The above analysis was not rigorous because the error terms were not properly estimated when taking the continuum limit $dt \to 0$, and also because the initial conditions (2), (3) were not smooth.  The latter turns out to be a very minor difficulty, due to the smoothing nature of the Black-Scholes PDE (which is a parabolic equation) and also because one can use the comparison principle (which formalises the intuitively obvious fact that if a financial asset A is always worth more than an asset B at time t, then this is also the case at time t-dt) to approximate the non-smooth options (2), (3) by smooth ones.  The former difficulty does require a certain amount of non-trivial analysis (e.g. Fourier analysis or Itō’s formula) but I will not discuss this here.

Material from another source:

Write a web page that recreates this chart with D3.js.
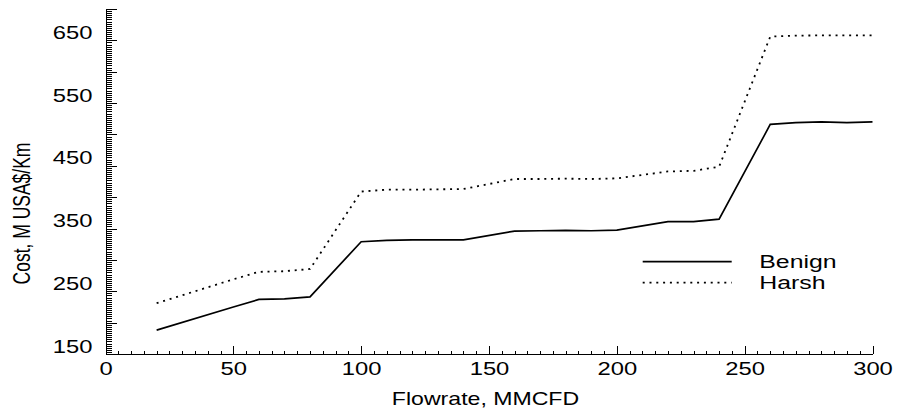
<!DOCTYPE html>
<html>
<head>
<meta charset="utf-8">
<script src="https://cdn.jsdelivr.net/npm/d3@7/dist/d3.min.js"></script>
<style>
  html, body { margin: 0; padding: 0; background: #fff; }
  svg { display: block; }
  text { font-family: "Liberation Sans", Arial, Helvetica, sans-serif; fill: #000; }
</style>
</head>
<body>
<svg id="chart" width="899" height="413"></svg>
<script>
// Pipeline cost versus flowrate, two environments
const flowrate = [20, 50, 60, 70, 80, 100, 110, 120, 130, 140, 160, 170, 180, 190, 200, 220, 230, 240, 260, 270, 280, 290, 300];
const benignCost = [188, 225, 237, 238, 241, 329, 331, 332, 332, 332, 346, 346.5, 347, 346.5, 347.5, 361, 361, 365, 516, 519, 520, 519, 520];
const harshCost  = [231, 269, 281, 282, 285.5, 409, 412, 412, 412.5, 413, 429, 429, 429.5, 429, 430, 441, 442, 448.5, 656, 657.5, 658, 658, 658];
const seriesNames = ["Benign", "Harsh"];
const xTickLabels = [0, 50, 100, 150, 200, 250, 300];
const yTickLabels = [150, 250, 350, 450, 550, 650];

const svg = d3.select("#chart");
const x = d3.scaleLinear().domain([0, 300]).range([105.5, 872.5]);
const y = d3.scaleLinear().domain([150, 700]).range([354, 9]);

// glyphs are drawn wide (horizontal stretch)
const STRETCH = 1.36;
const tickFont = 17.5;

// ---- x axis ----
const gx = svg.append("g").attr("transform", `translate(0,${y(150)})`);
gx.call(d3.axisBottom(x).tickValues(d3.range(0, 301, 5).filter(v => v % 50 !== 0))
  .tickSize(-3.5).tickFormat(""))
  .call(g => g.select(".domain").remove());
const gxMain = svg.append("g").attr("transform", `translate(0,${y(150)})`);
gxMain.call(d3.axisBottom(x).tickValues(xTickLabels).tickSize(-8.5).tickSizeOuter(0).tickFormat(d3.format("d")));
gxMain.selectAll(".tick text")
  .attr("y", 21).attr("dy", null)
  .attr("transform", `scale(${STRETCH},1)`)
  .style("font-size", tickFont + "px");

// ---- y axis ----
const yMinorVals = d3.range(0, 166).map(i => 150 + i * 10 / 3)
  .filter(v => v <= 700.01 && Math.abs(v / 50 - Math.round(v / 50)) > 1e-6);
const gyMinor = svg.append("g").attr("transform", `translate(${x(0)},0)`);
gyMinor.call(d3.axisLeft(y).tickValues(yMinorVals).tickSize(-6).tickFormat(""))
  .call(g => g.select(".domain").remove());
const gyMajor = svg.append("g").attr("transform", `translate(${x(0)},0)`);
gyMajor.call(d3.axisLeft(y).tickValues(d3.range(150, 701, 50)).tickSize(-11.5).tickSizeOuter(0).tickFormat(""));
const gyLab = svg.append("g").attr("transform", `translate(${x(0)},0)`);
gyLab.call(d3.axisLeft(y).tickValues(yTickLabels).tickSize(0).tickFormat(d3.format("d")))
  .call(g => g.select(".domain").remove());
gyLab.selectAll(".tick text")
  .attr("x", null).attr("dy", null)
  .attr("text-anchor", "end")
  .attr("transform", `translate(-13,-2) scale(${STRETCH},1)`)
  .style("font-size", tickFont + "px");

svg.selectAll(".domain, .tick line").attr("stroke", "#000").attr("stroke-width", 1)
  .attr("shape-rendering", "crispEdges");

// ---- axis titles ----
svg.append("text")
  .attr("text-anchor", "middle")
  .attr("transform", `translate(485.5,405) scale(1.32,1)`)
  .style("font-size", "17.5px")
  .text("Flowrate, MMCFD");
svg.append("text")
  .attr("text-anchor", "middle")
  .attr("transform", `translate(30,213.5) scale(1.35,1) rotate(-90)`)
  .style("font-size", "17.5px")
  .text("Cost, M USA$/Km");

// ---- series lines ----
const series = [
  { name: seriesNames[0], values: benignCost, dash: null, width: 1.7 },
  { name: seriesNames[1], values: harshCost, dash: "2 4.8", width: 1.8 }
];
const line = d3.line().x(d => x(d[0])).y(d => y(d[1]));
series.forEach(s => {
  svg.append("path")
    .datum(flowrate.map((f, i) => [f, s.values[i]]))
    .attr("fill", "none")
    .attr("stroke", "#000")
    .attr("stroke-width", s.width)
    .attr("stroke-linejoin", "miter")
    .attr("stroke-dasharray", s.dash)
    .attr("d", line);
});

// ---- legend ----
const legendY = [261.7, 282.7];
series.forEach((s, i) => {
  svg.append("line")
    .attr("x1", 642.7).attr("x2", 731.7)
    .attr("y1", legendY[i]).attr("y2", legendY[i])
    .attr("stroke", "#000").attr("stroke-width", s.width)
    .attr("stroke-dasharray", s.dash);
  svg.append("text")
    .attr("transform", `translate(759.3,${legendY[i] + 6.6}) scale(1.42,1)`)
    .style("font-size", "17.5px")
    .text(s.name);
});
</script>
</body>
</html>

There is an enormous amount of literature aimed at relaxing the idealised hypotheses in the above analysis, for instance adding transaction costs, fluctuations in volatility, or more complicated financial features such as dividends.  In some of these more general models, the upper and lower bounds for the prices of options cease to match perfectly, due to transaction costs or the inability to perfectly hedge away the risk; this for instance starts occurring when the underlying price $S_t$ can fluctuate to three or more values from a fixed value of $S_{t-dt}$, as it then becomes impossible in general to make V constant for all of these values at once purely by buying and selling S.  In particular, the reliability of the Black-Scholes model becomes suspect when the price movements of S differ significantly from the model (1), for instance if there are occasional very large price swings.

The other major issue with the Black-Scholes formula is that it requires one to compute the volatility $\sigma$, which is difficult to do in practice.  In fact, the formula is sometimes used in reverse, using the actual prices in option markets to deduce an implied volatility for an underlying instrument.